>> begin
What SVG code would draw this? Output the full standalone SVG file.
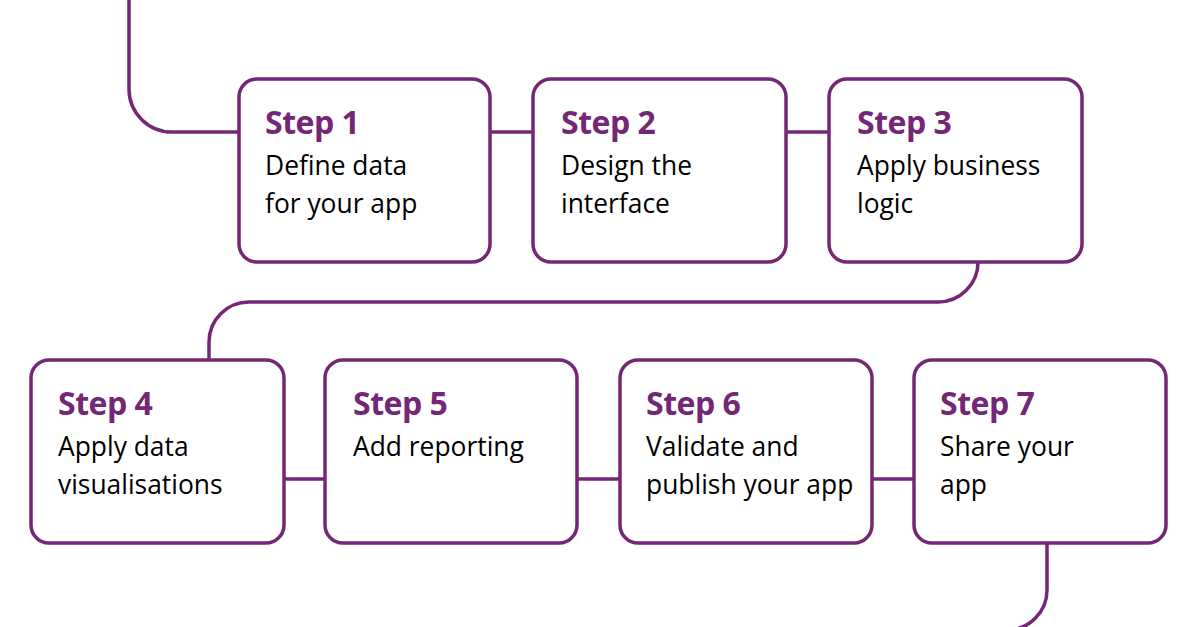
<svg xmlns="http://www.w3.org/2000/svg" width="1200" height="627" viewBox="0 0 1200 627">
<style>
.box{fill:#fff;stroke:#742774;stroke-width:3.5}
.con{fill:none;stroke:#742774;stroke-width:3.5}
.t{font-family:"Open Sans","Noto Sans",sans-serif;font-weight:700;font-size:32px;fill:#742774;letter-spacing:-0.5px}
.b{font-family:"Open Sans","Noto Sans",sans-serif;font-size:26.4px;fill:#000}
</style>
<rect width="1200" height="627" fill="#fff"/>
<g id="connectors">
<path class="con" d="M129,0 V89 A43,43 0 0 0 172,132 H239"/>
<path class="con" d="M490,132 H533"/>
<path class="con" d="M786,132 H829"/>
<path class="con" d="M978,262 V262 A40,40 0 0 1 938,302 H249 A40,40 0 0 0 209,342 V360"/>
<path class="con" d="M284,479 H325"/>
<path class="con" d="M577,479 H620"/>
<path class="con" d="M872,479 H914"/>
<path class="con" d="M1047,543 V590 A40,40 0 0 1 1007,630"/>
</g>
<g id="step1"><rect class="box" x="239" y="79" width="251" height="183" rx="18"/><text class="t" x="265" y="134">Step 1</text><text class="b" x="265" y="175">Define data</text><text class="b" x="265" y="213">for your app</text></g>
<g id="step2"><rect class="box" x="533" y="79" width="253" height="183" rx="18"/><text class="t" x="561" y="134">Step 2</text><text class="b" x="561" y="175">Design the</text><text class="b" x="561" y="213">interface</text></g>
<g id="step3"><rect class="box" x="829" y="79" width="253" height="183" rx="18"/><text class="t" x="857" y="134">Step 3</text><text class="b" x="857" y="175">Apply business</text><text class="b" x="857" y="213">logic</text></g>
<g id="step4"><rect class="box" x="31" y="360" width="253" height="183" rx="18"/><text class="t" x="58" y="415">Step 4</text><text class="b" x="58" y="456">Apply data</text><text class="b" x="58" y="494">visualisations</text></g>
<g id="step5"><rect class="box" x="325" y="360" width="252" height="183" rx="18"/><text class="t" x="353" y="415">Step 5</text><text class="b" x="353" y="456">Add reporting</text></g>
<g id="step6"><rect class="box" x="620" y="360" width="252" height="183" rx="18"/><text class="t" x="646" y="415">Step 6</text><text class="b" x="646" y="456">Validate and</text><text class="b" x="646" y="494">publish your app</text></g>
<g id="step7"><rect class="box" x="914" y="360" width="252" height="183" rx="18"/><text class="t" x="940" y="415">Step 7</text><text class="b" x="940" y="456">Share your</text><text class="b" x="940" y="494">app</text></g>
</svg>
>> end
→ **EXERCISE OBJECTIVE**
Keep the pictures out of the copy and write out the data exactly as it stands.

→ **CORRECT OUTPUT**
What SVG code would draw this? Output the full standalone SVG file.
<svg xmlns="http://www.w3.org/2000/svg" width="1200" height="627" viewBox="0 0 1200 627">
<style>
.box{fill:#fff;stroke:#742774;stroke-width:3.5}
.con{fill:none;stroke:#742774;stroke-width:3.5}
.t{font-family:"Open Sans","Noto Sans",sans-serif;font-weight:700;font-size:32px;fill:#742774;letter-spacing:-0.5px}
.b{font-family:"Open Sans","Noto Sans",sans-serif;font-size:26.4px;fill:#000}
</style>
<rect width="1200" height="627" fill="#fff"/>
<g id="connectors">
<path class="con" d="M129,0 V89 A43,43 0 0 0 172,132 H239"/>
<path class="con" d="M490,132 H533"/>
<path class="con" d="M786,132 H829"/>
<path class="con" d="M978,262 V262 A40,40 0 0 1 938,302 H249 A40,40 0 0 0 209,342 V360"/>
<path class="con" d="M284,479 H325"/>
<path class="con" d="M577,479 H620"/>
<path class="con" d="M872,479 H914"/>
<path class="con" d="M1047,543 V590 A40,40 0 0 1 1007,630"/>
</g>
<g id="step1"><rect class="box" x="239" y="79" width="251" height="183" rx="18"/><text class="t" x="265" y="134">Step 1</text><text class="b" x="265" y="175">Define data</text><text class="b" x="265" y="213">for your app</text></g>
<g id="step2"><rect class="box" x="533" y="79" width="253" height="183" rx="18"/><text class="t" x="561" y="134">Step 2</text><text class="b" x="561" y="175">Design the</text><text class="b" x="561" y="213">interface</text></g>
<g id="step3"><rect class="box" x="829" y="79" width="253" height="183" rx="18"/><text class="t" x="857" y="134">Step 3</text><text class="b" x="857" y="175">Apply business</text><text class="b" x="857" y="213">logic</text></g>
<g id="step4"><rect class="box" x="31" y="360" width="253" height="183" rx="18"/><text class="t" x="58" y="415">Step 4</text><text class="b" x="58" y="456">Apply data</text><text class="b" x="58" y="494">visualisations</text></g>
<g id="step5"><rect class="box" x="325" y="360" width="252" height="183" rx="18"/><text class="t" x="353" y="415">Step 5</text><text class="b" x="353" y="456">Add reporting</text></g>
<g id="step6"><rect class="box" x="620" y="360" width="252" height="183" rx="18"/><text class="t" x="646" y="415">Step 6</text><text class="b" x="646" y="456">Validate and</text><text class="b" x="646" y="494">publish your app</text></g>
<g id="step7"><rect class="box" x="914" y="360" width="252" height="183" rx="18"/><text class="t" x="940" y="415">Step 7</text><text class="b" x="940" y="456">Share your</text><text class="b" x="940" y="494">app</text></g>
</svg>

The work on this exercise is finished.